Tracy goes to the hospital and gives Brittany a bracelet, telling her that she is her step-mother. The detectives come to talk to Thomas. They got an anonymous tip-off that he cut the brake line in his ex-wife’s car. While Thomas is at the police station, a mysterious man sneaks into Megan’s room in the hospital and post photos of Tracy all around her.

Thomas takes Megan home. Diane takes Brittany out to play. She gets kidnapped. Thomas finds her on the roof of Tracy’s building. While he is getting her back, Tracy goes to Megan’s house and tries to kill her. The police catch her before she can drown her.

Two months later, the police tell Tracy and Megan that Tracy Jacobs is, in fact, Laura Santiago, an escaped psychiatric patient. She was not an only child. She has a brother, who also suffered from mental problems. They both were incarcerated, suspected of killing their parents.

Tracy’s brother frees her from another institution. The end.

We Belong Together is, unsurprisingly, bloody awful. My description of it must seem incomplete and haphazard but, I promise you, it is better than the film. What is good about the film? Nothing.

The story is lazy, uninspired, unoriginal, boring nonsense. The acting is pure B movie level, the worst performance coming from the perennially pouting Michele. The worst thing about her performances is that she looks like she is acting all of the time.
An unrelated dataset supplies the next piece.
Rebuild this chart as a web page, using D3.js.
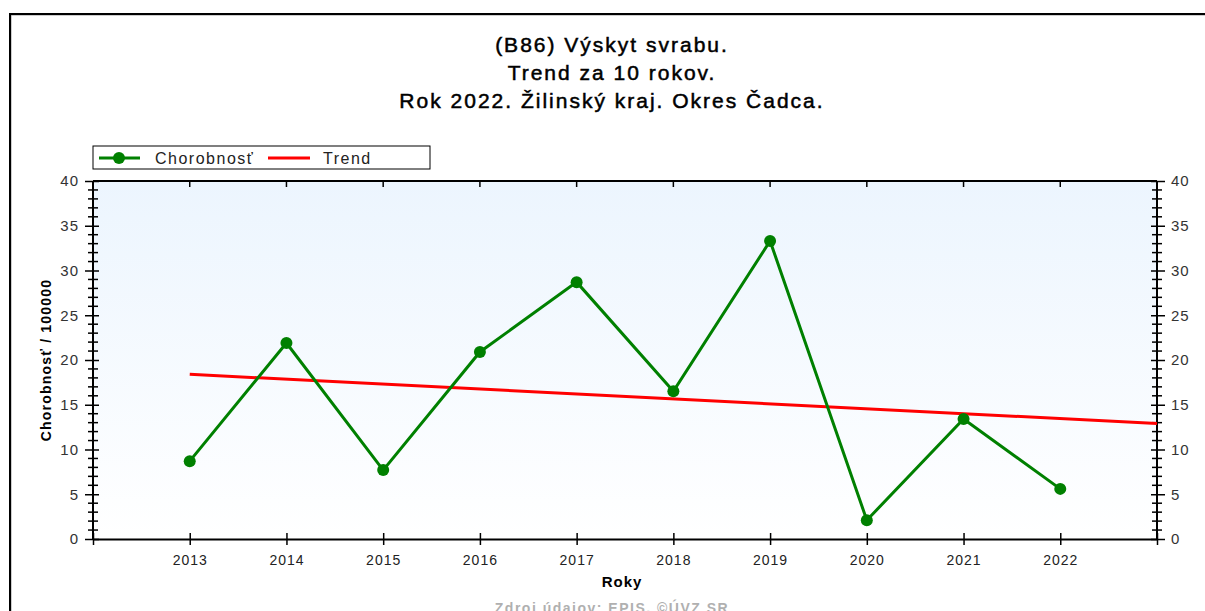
<!DOCTYPE html>
<html>
<head>
<meta charset="utf-8">
<script src="https://cdn.jsdelivr.net/npm/d3@7"></script>
<style>
  body { margin: 0; background: #fff; }
  svg { display: block; font-family: "Liberation Sans", Arial, sans-serif; }
</style>
</head>
<body>
<div id="chart-area"></div>
<script>
var years = [2013, 2014, 2015, 2016, 2017, 2018, 2019, 2020, 2021, 2022];
var rates = [8.7, 21.9, 7.7, 20.9, 28.7, 16.5, 33.3, 2.1, 13.4, 5.6];
var trendYears = [2013, 2023];
var trendValues = [18.4, 12.9];
var titleLines = ["(B86) Výskyt svrabu.", "Trend za 10 rokov.", "Rok 2022. Žilinský kraj. Okres Čadca."];

var margin = {left: 93, top: 181, right: 48, bottom: 72};
var width = 1205 - margin.left - margin.right,
    height = 611 - margin.top - margin.bottom;

var root = d3.select("#chart-area").append("svg")
    .attr("width", 1205)
    .attr("height", 611);

// outer frame
root.append("rect")
    .attr("x", 11).attr("y", 15).attr("width", 1220).attr("height", 640)
    .style("fill", "none").style("stroke", "#999").style("stroke-width", 1);
root.append("rect")
    .attr("x", 10).attr("y", 14).attr("width", 1220).attr("height", 640)
    .style("fill", "none").style("stroke", "#000").style("stroke-width", 2);

var defs = root.append("defs");
var grad = defs.append("linearGradient")
    .attr("id", "bg").attr("x1", 0).attr("y1", 0).attr("x2", 0).attr("y2", 1);
grad.append("stop").attr("offset", "0%").attr("stop-color", "#ecf5fe");
grad.append("stop").attr("offset", "100%").attr("stop-color", "#ffffff");

// title
root.append("text")
    .attr("text-anchor", "middle")
    .style("font-size", "21px")
    .style("letter-spacing", "2px")
    .style("fill", "#000").style("stroke", "#000").style("stroke-width", 0.5)
    .selectAll("tspan").data(titleLines).enter().append("tspan")
    .attr("x", 612)
    .attr("y", function(d, i) { return 52 + i * 28; })
    .text(function(d) { return d; });

var svg = root.append("g")
    .attr("transform", "translate(" + margin.left + "," + margin.top + ")");

var xScale = d3.scaleLinear().domain([2012, 2023]).range([0, width]);
var yScale = d3.scaleLinear().domain([0, 40]).range([height, 0]);

svg.append("rect")
    .attr("width", width).attr("height", height)
    .style("fill", "url(#bg)");

// top border with inward ticks
svg.append("line").attr("x1", 0).attr("x2", width).attr("y1", 0).attr("y2", 0)
    .style("stroke", "#000").style("stroke-width", 2);
svg.selectAll(".ttick").data(d3.range(2013, 2023)).enter().append("line")
    .attr("x1", function(d) { return xScale(d); })
    .attr("x2", function(d) { return xScale(d); })
    .attr("y1", 0).attr("y2", 6)
    .style("stroke", "#000").style("stroke-width", 1.5);

// bottom axis
var xAxis = d3.axisBottom(xScale)
    .tickValues(d3.range(2012, 2024))
    .tickFormat(function(d) { return (d >= 2013 && d <= 2022) ? d : ""; })
    .tickSize(6).tickSizeOuter(0).tickPadding(10);
var gx = svg.append("g").attr("transform", "translate(0," + height + ")").call(xAxis);
gx.select(".domain").style("stroke-width", 2);
gx.selectAll(".tick line").attr("y1", -6).style("stroke-width", 1.5);
gx.selectAll(".tick text").style("font-size", "14px").style("letter-spacing", "1px").style("fill", "#222");

function yAxisStyle(g) {
  g.select(".domain").remove();
  g.append("line").attr("y1", 0).attr("y2", height).style("stroke", "#000").style("stroke-width", 2);
  g.selectAll(".tick text").style("font-size", "15px").style("letter-spacing", "1px").style("fill", "#333");
  g.selectAll(".tick line").style("stroke-width", 1.5);
}

var minor = d3.range(0, 41).filter(function(d) { return d % 5 !== 0; });
function minorTicks(g) {
  g.selectAll(".minor").data(minor).enter().append("line")
    .attr("x1", -5).attr("x2", 5)
    .attr("y1", function(d) { return yScale(d); })
    .attr("y2", function(d) { return yScale(d); })
    .style("stroke", "#000").style("stroke-width", 1.5);
}

var gyl = svg.append("g").call(d3.axisLeft(yScale).tickValues(d3.range(0, 41, 5)).tickSize(8).tickPadding(6));
yAxisStyle(gyl);
gyl.selectAll(".tick line").attr("x2", -8).attr("x1", 6);
minorTicks(gyl);

var gyr = svg.append("g").attr("transform", "translate(" + width + ",0)")
    .call(d3.axisRight(yScale).tickValues(d3.range(0, 41, 5)).tickSize(8).tickPadding(6));
yAxisStyle(gyr);
gyr.selectAll(".tick line").attr("x1", -6).attr("x2", 8);
minorTicks(gyr);

// trend
var trendLine = d3.line()
    .x(function(d, i) { return xScale(trendYears[i]); })
    .y(function(d) { return yScale(d); });
svg.append("path").datum(trendValues)
    .attr("d", trendLine)
    .style("fill", "none").style("stroke", "#ff0000").style("stroke-width", 3);

// series
var line = d3.line()
    .x(function(d, i) { return xScale(years[i]); })
    .y(function(d) { return yScale(d); });
svg.append("path").datum(rates)
    .attr("d", line)
    .style("fill", "none").style("stroke", "#008000").style("stroke-width", 3);

svg.selectAll("circle").data(rates).enter().append("circle")
    .attr("cx", function(d, i) { return xScale(years[i]); })
    .attr("cy", function(d) { return yScale(d); })
    .attr("r", 6)
    .style("fill", "#008000");

// axis titles
root.append("text")
    .attr("transform", "translate(51," + (margin.top + height / 2) + ") rotate(-90)")
    .attr("text-anchor", "middle")
    .style("font-size", "14px").style("font-weight", "bold").style("letter-spacing", "1.2px")
    .text("Chorobnosť / 100000");
root.append("text")
    .attr("x", 622).attr("y", 587)
    .attr("text-anchor", "middle")
    .style("font-size", "15px").style("font-weight", "bold").style("letter-spacing", "1px")
    .text("Roky");
root.append("text")
    .attr("x", 612).attr("y", 613)
    .attr("text-anchor", "middle")
    .style("font-size", "14px").style("font-weight", "bold").style("letter-spacing", "1.5px")
    .style("fill", "#b0b0b0")
    .text("Zdroj údajov: EPIS, ©ÚVZ SR");

// legend
var legend = root.append("g").attr("transform", "translate(93,146)");
legend.append("rect").attr("width", 337).attr("height", 23)
    .style("fill", "#fff").style("stroke", "#000").style("stroke-width", 1);
legend.append("line").attr("x1", 6).attr("x2", 47).attr("y1", 12).attr("y2", 12)
    .style("stroke", "#008000").style("stroke-width", 3);
legend.append("circle").attr("cx", 26).attr("cy", 12).attr("r", 6).style("fill", "#008000");
legend.append("text").attr("x", 62).attr("y", 18)
    .style("font-size", "16px").style("letter-spacing", "1.5px").style("fill", "#222")
    .text("Chorobnosť");
legend.append("line").attr("x1", 175).attr("x2", 217).attr("y1", 12).attr("y2", 12)
    .style("stroke", "#ff0000").style("stroke-width", 3);
legend.append("text").attr("x", 230).attr("y", 18)
    .style("font-size", "16px").style("letter-spacing", "1.5px").style("fill", "#222")
    .text("Trend");
</script>
</body>
</html>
The rest of the cast have been in better films than this, and so can be partially forgiven for taking a payday. Written and directed by Christopher B Stokes, who is better known for music videos, the film is, at least, shot quite well and in focus. So there is that.

The crazed girlfriend is a trope that has been used so many times, that, to make it work, one needs either an excellent script or a subtle, different take on it. This film has neither. The script is terrible, and it is as subtle as a baby screaming for a nappy change, feed, attention, or all three.

It is as if the director pointed the camera at the actors, and gave them an outline of what was meant to happen in the scene, let them improvise it, and went with the first take every single time.

The music is irritatingly ominous at all times, the editing is sloppy, and the focus on Michele’s admittedly not unattractive face, in some misguided attempt to allow us to witness her particular level of crazy, is amateurish.

We Belong Together—a line she shouts in desperation as this pile of poo was drawing to its conclusion—is a car wreck of a film, and one would do well to avoid watching it. You are welcome.